Ilustrasi galon guna ulang. Foto dok
Ratu Ngadu mengatakan, hasil uji post-market BPOM pada Januari 2022 atas level migrasi BPA pada galon guna ulang yang beredar luas di masyarakat menunjukkan kecenderungan yang mengkhawatirkan.
Ini jadi peringatan pertama BPOM setelah lima tahun berturut-turut sebelumnya lembaga menyatakan migrasi BPA pada galon guna ulang masih di level yang aman.
Menurut Ratu Ngadu, regulasi pelabelan BPA penting untuk memastikan mutu dan keamanan galon yang beredar luas di masyarakat. Regulasi serupa, katanya, bisa meningkatkan kesadaran pelaku usaha atas pentingnya informasi yang akurat dan lengkap dari produk pangan serta untuk memproduksi pangan yang berkualitas, aman dikonsumsi dan mengikuti standar yang berlaku.
Lebih jauh, dia meminta BPOM mewaspadai manuver sejumlah pihak yang mungkin berupaya menjegal lahirnya peraturan pelabelan risiko BPA. Pihak-pihak tersebut disebut sebagai kelompok yang lebih mementingkan keuntungan semata tanpa memikirkan dampak kesehatan masyarakat.
Dalam banyak kesempatan, asosiasi air minum dalam kemasan menyatakan, bila pelabelan sampai disahkan, publik bakal beralih ke galon dengan kemasan plastik lunak yang bebas BPA.
Soal itu, Ratu Ngadu menepis argumen itu. Menurutnya, pelabelan risiko BPA tidak akan berpengaruh pada pasar.
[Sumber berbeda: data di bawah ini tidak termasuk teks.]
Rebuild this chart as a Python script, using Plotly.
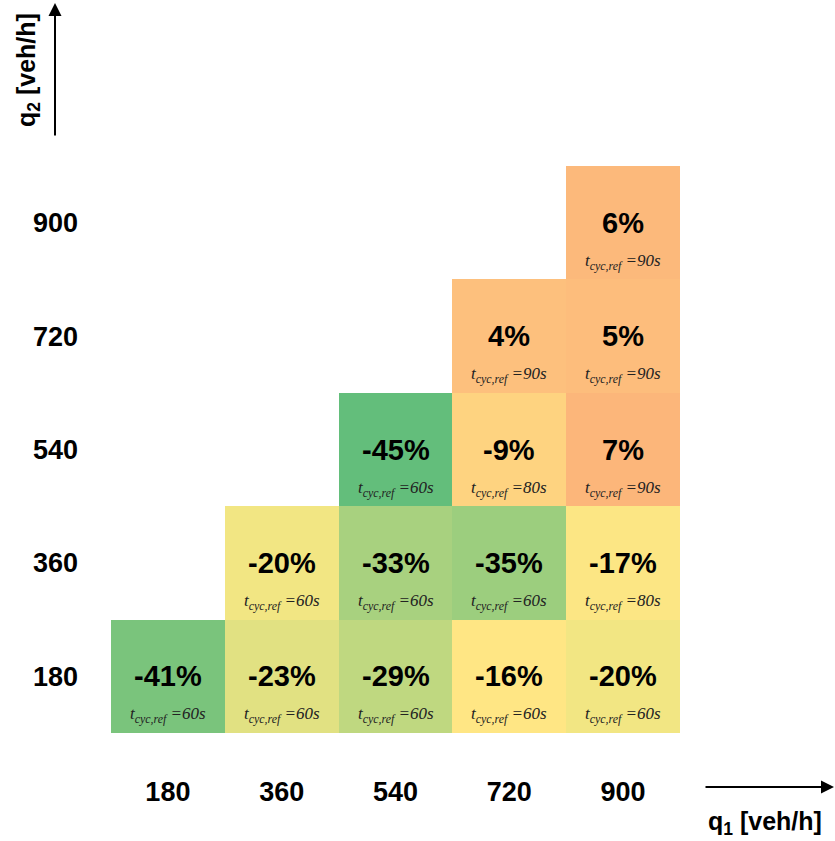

Dia mencontohkan penjualan rokok yang tetap tinggi meski pemerintah mewajibkan pemasangan label bahaya merokok di setiap kemasan yang beredar di pasar.
"Yang terpenting adalah negara harus hadir untuk memberikan edukasi dan mengingatkan pada masyarakat terkait bahaya BPA," katanya.
Seperti diketahui, draf peraturan BPOM tentang pelabelan risiko BPA antara lain mengharuskan produsen galon yang menggunakan kemasan plastik keras polikarbonat memasang label "Berpotensi Mengandung BPA" terhitung tiga tahun sejak peraturan disahkan.
Adapun produsen yang menggunakan galon dengan kemasan selain polikarbonat, diperbolehkan memasang label "Bebas BPA".